Regardless of the physics, Bond, together with Maryam d’Abo’s Kara Milovy, managed a clean escape across a frozen lake in The Living Daylights, largely thanks to Q Branch’s perceptive set of optional extras. 

Following the car’s final plunge into a snowdrift, Bond sets the V8 to self-destruct. Presumably, the wreckage was subsequently salvaged from its resting place on the Austrian border to enable the car’s return for its No Time to Die cameo, where it can be seen crossing Norway’s magnificent Atlantic Road bridge.

On ice: Driving the Vantage 007 in challenging Swedish terrain

The Vantage 007 Edition combines bespoke details inspired by The Living Daylights with the power and beauty of Aston Martin’s most dynamic model. Externally, there’s a bespoke mesh grille with a chrome bezel that references the brutish charm of the original. The dashed yellow diffuser and sill that define the lower edge of the Vantage’s curvaceous bodywork give a subtle nod to those outrigger skis. However, the Vantage 007 Edition keeps its (optional) skis in a rather more practical place: they are on a bespoke rear-mounted rack.

You won’t find quite as many Q gadgets in the Vantage 007 Edition’s contemporary cabin, although The Living Daylights is subtly referenced throughout. Details include a laser-etched gadget plaque, cross hairs etched on to the paddle shift gear levers and the cello “f holes” on the carbon-fibre seat backs. 

Behind the wheel, the 007 Edition is pure contemporary Vantage. There’s a world of difference between the normally aspirated V8 engine found in the original 80s-era car and today’s twin-turbocharged 4.0 litre V8. The 007 Edition puts out an impressive 503 bhp and also comes in at least 300kg lighter.

On ice: Driving the Vantage 007 in challenging Swedish terrain

Even so, ice driving offers a salutary experience to the unwary. Regardless of your mastery of car control, the sudden loss of traction will inevitably catch you out. The Vantage sends those 503 horses to the rear wheels, and in the absence of spiked tyres or snow chains, forward momentum is curtailed until you learn to balance the power delivery.
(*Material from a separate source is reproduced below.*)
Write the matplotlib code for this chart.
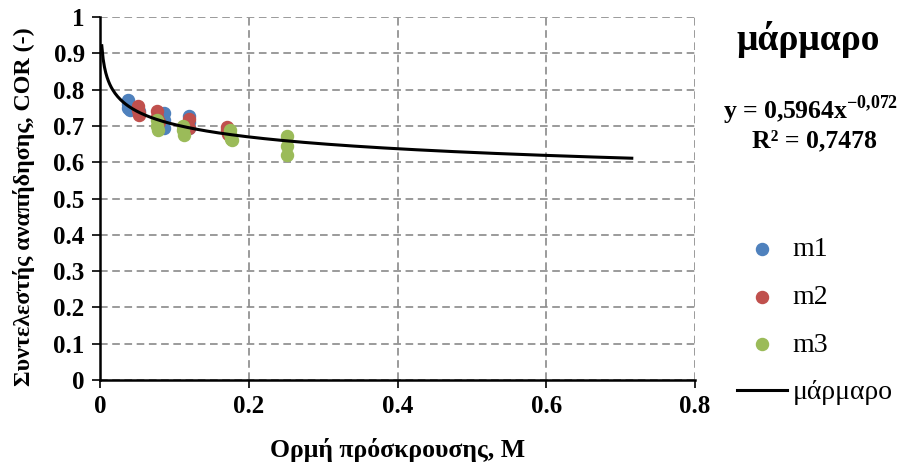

At which point, the experience is transformed into one of pure joy.

Out on the lake, the Aston Martin Vantage 007 Edition is a symbol of progress and innovation. Just 100 examples are being built and hopefully none of them will ever find themselves in this kind of tricky situation. But if you ever get the chance to put the Vantage 007 Edition through its paces, you’ll find it makes light work of any escape.